** Begin Listing **

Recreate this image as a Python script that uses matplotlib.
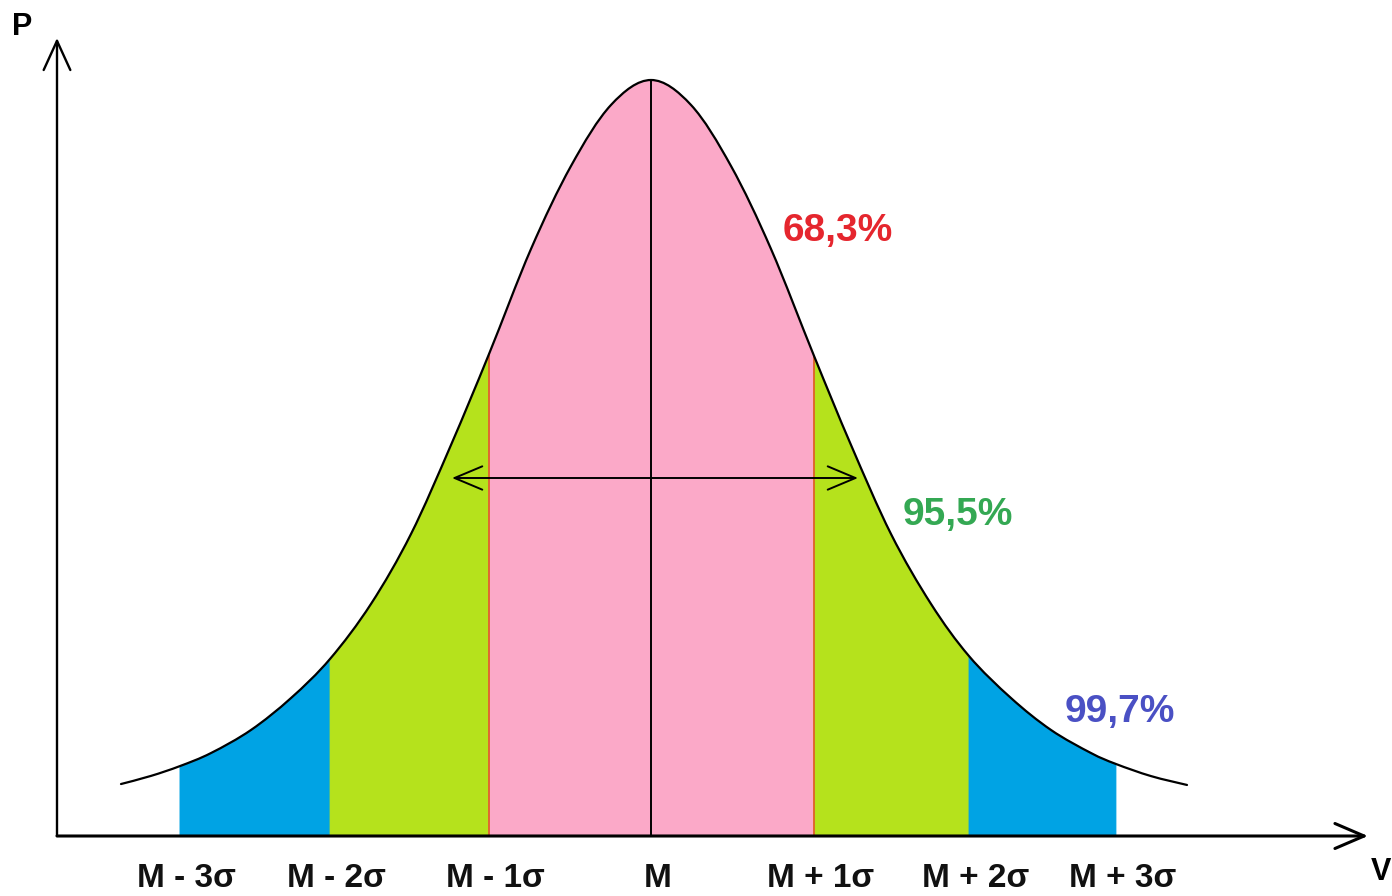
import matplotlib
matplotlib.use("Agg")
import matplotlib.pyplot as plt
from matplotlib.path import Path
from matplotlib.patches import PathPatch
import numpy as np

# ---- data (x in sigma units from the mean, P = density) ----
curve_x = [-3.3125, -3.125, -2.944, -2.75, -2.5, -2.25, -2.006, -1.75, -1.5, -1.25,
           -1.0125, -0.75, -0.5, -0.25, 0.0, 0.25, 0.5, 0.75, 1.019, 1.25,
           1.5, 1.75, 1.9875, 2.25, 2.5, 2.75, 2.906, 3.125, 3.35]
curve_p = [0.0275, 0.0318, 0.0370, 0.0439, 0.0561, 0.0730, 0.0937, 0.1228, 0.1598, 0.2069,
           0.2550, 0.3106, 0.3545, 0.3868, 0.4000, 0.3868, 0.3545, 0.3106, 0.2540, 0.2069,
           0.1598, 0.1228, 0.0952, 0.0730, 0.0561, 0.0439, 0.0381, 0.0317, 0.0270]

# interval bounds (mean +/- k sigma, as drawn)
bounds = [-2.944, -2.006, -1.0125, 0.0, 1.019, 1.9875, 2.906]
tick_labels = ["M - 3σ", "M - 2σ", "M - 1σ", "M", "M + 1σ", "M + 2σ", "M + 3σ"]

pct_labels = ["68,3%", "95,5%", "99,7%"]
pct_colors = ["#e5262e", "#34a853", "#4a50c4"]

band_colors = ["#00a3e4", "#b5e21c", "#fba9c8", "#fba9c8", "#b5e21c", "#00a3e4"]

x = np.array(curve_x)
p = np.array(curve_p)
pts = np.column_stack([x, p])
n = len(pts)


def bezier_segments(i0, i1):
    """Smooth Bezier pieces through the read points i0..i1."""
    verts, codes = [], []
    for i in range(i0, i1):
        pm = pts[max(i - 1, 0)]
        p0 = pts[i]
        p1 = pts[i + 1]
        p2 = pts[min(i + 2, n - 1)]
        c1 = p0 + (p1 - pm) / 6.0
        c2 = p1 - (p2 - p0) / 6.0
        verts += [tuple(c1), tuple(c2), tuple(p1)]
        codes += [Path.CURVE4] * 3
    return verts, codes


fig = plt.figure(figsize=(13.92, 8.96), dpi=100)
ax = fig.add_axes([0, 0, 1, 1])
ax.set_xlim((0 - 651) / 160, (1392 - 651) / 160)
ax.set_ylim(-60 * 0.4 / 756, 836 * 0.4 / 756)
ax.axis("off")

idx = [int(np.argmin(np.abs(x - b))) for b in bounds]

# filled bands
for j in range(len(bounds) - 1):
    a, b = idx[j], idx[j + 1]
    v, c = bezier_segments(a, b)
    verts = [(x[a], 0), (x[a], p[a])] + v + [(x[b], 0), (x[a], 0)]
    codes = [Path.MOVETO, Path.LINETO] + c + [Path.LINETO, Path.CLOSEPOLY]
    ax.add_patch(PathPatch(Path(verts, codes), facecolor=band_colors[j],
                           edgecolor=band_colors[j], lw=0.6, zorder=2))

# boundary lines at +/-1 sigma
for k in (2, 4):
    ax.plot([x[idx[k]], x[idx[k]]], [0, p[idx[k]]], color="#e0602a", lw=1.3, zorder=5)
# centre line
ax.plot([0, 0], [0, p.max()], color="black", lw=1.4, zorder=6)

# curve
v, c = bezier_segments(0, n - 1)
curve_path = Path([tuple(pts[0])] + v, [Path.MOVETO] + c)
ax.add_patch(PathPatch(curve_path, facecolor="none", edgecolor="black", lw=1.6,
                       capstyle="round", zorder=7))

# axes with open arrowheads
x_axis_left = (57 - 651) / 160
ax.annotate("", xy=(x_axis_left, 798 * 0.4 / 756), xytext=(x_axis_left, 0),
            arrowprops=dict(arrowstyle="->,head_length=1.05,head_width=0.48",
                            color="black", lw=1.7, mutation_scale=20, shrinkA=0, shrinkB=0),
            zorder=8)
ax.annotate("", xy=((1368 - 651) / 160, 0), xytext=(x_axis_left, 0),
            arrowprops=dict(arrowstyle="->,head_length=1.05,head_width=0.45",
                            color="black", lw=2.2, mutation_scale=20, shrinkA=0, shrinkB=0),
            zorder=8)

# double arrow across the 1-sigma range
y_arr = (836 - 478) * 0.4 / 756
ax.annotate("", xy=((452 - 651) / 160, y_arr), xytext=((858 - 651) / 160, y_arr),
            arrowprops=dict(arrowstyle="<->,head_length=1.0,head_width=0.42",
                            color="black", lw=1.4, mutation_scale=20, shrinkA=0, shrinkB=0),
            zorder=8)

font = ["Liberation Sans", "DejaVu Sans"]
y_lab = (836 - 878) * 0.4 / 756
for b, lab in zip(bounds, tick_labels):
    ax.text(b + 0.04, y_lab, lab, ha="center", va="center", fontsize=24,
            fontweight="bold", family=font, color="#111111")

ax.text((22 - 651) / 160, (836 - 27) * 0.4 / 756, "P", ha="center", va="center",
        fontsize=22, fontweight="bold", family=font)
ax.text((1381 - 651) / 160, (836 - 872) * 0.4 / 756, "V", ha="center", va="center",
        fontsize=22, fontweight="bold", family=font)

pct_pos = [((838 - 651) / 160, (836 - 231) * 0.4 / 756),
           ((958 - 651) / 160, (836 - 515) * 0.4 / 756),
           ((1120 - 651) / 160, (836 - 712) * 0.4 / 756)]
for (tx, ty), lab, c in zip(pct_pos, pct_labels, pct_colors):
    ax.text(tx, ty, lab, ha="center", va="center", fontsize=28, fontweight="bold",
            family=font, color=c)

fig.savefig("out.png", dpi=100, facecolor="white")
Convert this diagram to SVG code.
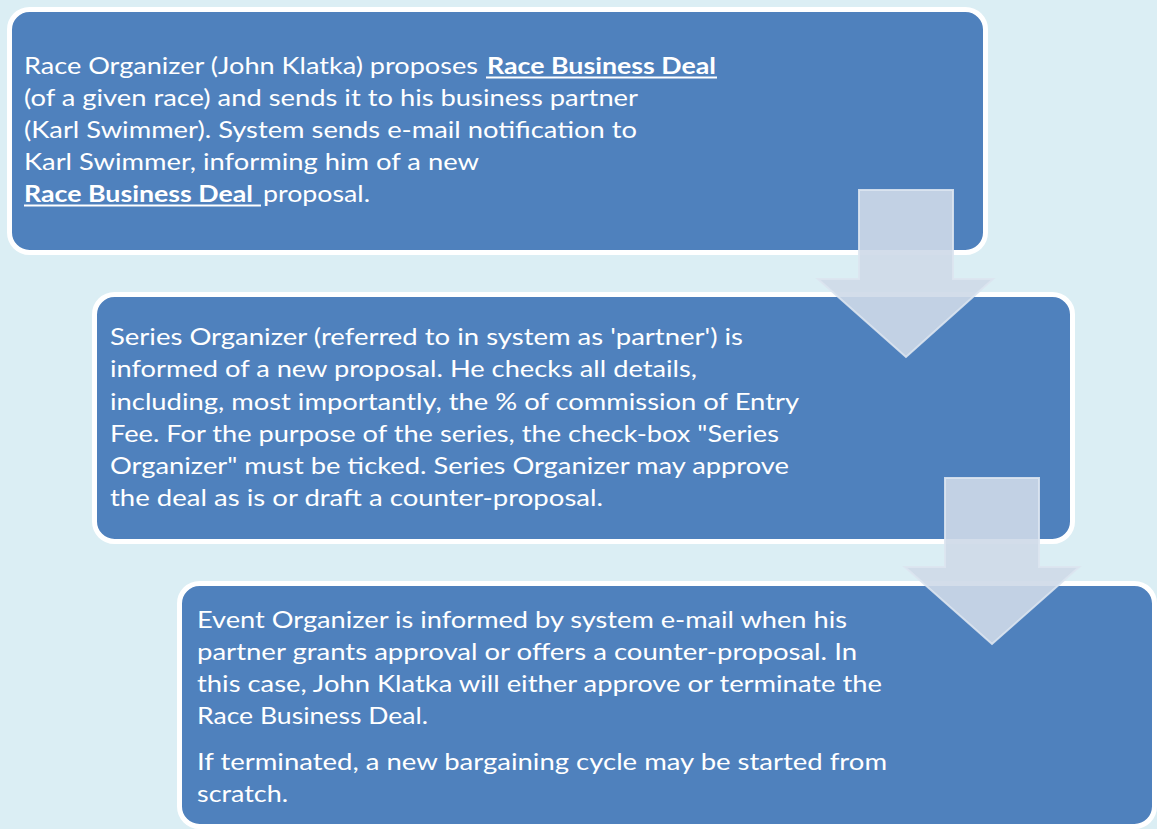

** End Listing **

-- Required task --
The records above need to be given again exactly. Omit the pictures.

-- Completed exercise --
Recreate this image as a Python script that uses matplotlib.
import matplotlib
matplotlib.use("Agg")
import matplotlib.pyplot as plt
from matplotlib.path import Path
from matplotlib.patches import PathPatch
import numpy as np

# ---- data (x in sigma units from the mean, P = density) ----
curve_x = [-3.3125, -3.125, -2.944, -2.75, -2.5, -2.25, -2.006, -1.75, -1.5, -1.25,
           -1.0125, -0.75, -0.5, -0.25, 0.0, 0.25, 0.5, 0.75, 1.019, 1.25,
           1.5, 1.75, 1.9875, 2.25, 2.5, 2.75, 2.906, 3.125, 3.35]
curve_p = [0.0275, 0.0318, 0.0370, 0.0439, 0.0561, 0.0730, 0.0937, 0.1228, 0.1598, 0.2069,
           0.2550, 0.3106, 0.3545, 0.3868, 0.4000, 0.3868, 0.3545, 0.3106, 0.2540, 0.2069,
           0.1598, 0.1228, 0.0952, 0.0730, 0.0561, 0.0439, 0.0381, 0.0317, 0.0270]

# interval bounds (mean +/- k sigma, as drawn)
bounds = [-2.944, -2.006, -1.0125, 0.0, 1.019, 1.9875, 2.906]
tick_labels = ["M - 3σ", "M - 2σ", "M - 1σ", "M", "M + 1σ", "M + 2σ", "M + 3σ"]

pct_labels = ["68,3%", "95,5%", "99,7%"]
pct_colors = ["#e5262e", "#34a853", "#4a50c4"]

band_colors = ["#00a3e4", "#b5e21c", "#fba9c8", "#fba9c8", "#b5e21c", "#00a3e4"]

x = np.array(curve_x)
p = np.array(curve_p)
pts = np.column_stack([x, p])
n = len(pts)


def bezier_segments(i0, i1):
    """Smooth Bezier pieces through the read points i0..i1."""
    verts, codes = [], []
    for i in range(i0, i1):
        pm = pts[max(i - 1, 0)]
        p0 = pts[i]
        p1 = pts[i + 1]
        p2 = pts[min(i + 2, n - 1)]
        c1 = p0 + (p1 - pm) / 6.0
        c2 = p1 - (p2 - p0) / 6.0
        verts += [tuple(c1), tuple(c2), tuple(p1)]
        codes += [Path.CURVE4] * 3
    return verts, codes


fig = plt.figure(figsize=(13.92, 8.96), dpi=100)
ax = fig.add_axes([0, 0, 1, 1])
ax.set_xlim((0 - 651) / 160, (1392 - 651) / 160)
ax.set_ylim(-60 * 0.4 / 756, 836 * 0.4 / 756)
ax.axis("off")

idx = [int(np.argmin(np.abs(x - b))) for b in bounds]

# filled bands
for j in range(len(bounds) - 1):
    a, b = idx[j], idx[j + 1]
    v, c = bezier_segments(a, b)
    verts = [(x[a], 0), (x[a], p[a])] + v + [(x[b], 0), (x[a], 0)]
    codes = [Path.MOVETO, Path.LINETO] + c + [Path.LINETO, Path.CLOSEPOLY]
    ax.add_patch(PathPatch(Path(verts, codes), facecolor=band_colors[j],
                           edgecolor=band_colors[j], lw=0.6, zorder=2))

# boundary lines at +/-1 sigma
for k in (2, 4):
    ax.plot([x[idx[k]], x[idx[k]]], [0, p[idx[k]]], color="#e0602a", lw=1.3, zorder=5)
# centre line
ax.plot([0, 0], [0, p.max()], color="black", lw=1.4, zorder=6)

# curve
v, c = bezier_segments(0, n - 1)
curve_path = Path([tuple(pts[0])] + v, [Path.MOVETO] + c)
ax.add_patch(PathPatch(curve_path, facecolor="none", edgecolor="black", lw=1.6,
                       capstyle="round", zorder=7))

# axes with open arrowheads
x_axis_left = (57 - 651) / 160
ax.annotate("", xy=(x_axis_left, 798 * 0.4 / 756), xytext=(x_axis_left, 0),
            arrowprops=dict(arrowstyle="->,head_length=1.05,head_width=0.48",
                            color="black", lw=1.7, mutation_scale=20, shrinkA=0, shrinkB=0),
            zorder=8)
ax.annotate("", xy=((1368 - 651) / 160, 0), xytext=(x_axis_left, 0),
            arrowprops=dict(arrowstyle="->,head_length=1.05,head_width=0.45",
                            color="black", lw=2.2, mutation_scale=20, shrinkA=0, shrinkB=0),
            zorder=8)

# double arrow across the 1-sigma range
y_arr = (836 - 478) * 0.4 / 756
ax.annotate("", xy=((452 - 651) / 160, y_arr), xytext=((858 - 651) / 160, y_arr),
            arrowprops=dict(arrowstyle="<->,head_length=1.0,head_width=0.42",
                            color="black", lw=1.4, mutation_scale=20, shrinkA=0, shrinkB=0),
            zorder=8)

font = ["Liberation Sans", "DejaVu Sans"]
y_lab = (836 - 878) * 0.4 / 756
for b, lab in zip(bounds, tick_labels):
    ax.text(b + 0.04, y_lab, lab, ha="center", va="center", fontsize=24,
            fontweight="bold", family=font, color="#111111")

ax.text((22 - 651) / 160, (836 - 27) * 0.4 / 756, "P", ha="center", va="center",
        fontsize=22, fontweight="bold", family=font)
ax.text((1381 - 651) / 160, (836 - 872) * 0.4 / 756, "V", ha="center", va="center",
        fontsize=22, fontweight="bold", family=font)

pct_pos = [((838 - 651) / 160, (836 - 231) * 0.4 / 756),
           ((958 - 651) / 160, (836 - 515) * 0.4 / 756),
           ((1120 - 651) / 160, (836 - 712) * 0.4 / 756)]
for (tx, ty), lab, c in zip(pct_pos, pct_labels, pct_colors):
    ax.text(tx, ty, lab, ha="center", va="center", fontsize=28, fontweight="bold",
            family=font, color=c)

fig.savefig("out.png", dpi=100, facecolor="white")
Convert this diagram to SVG code.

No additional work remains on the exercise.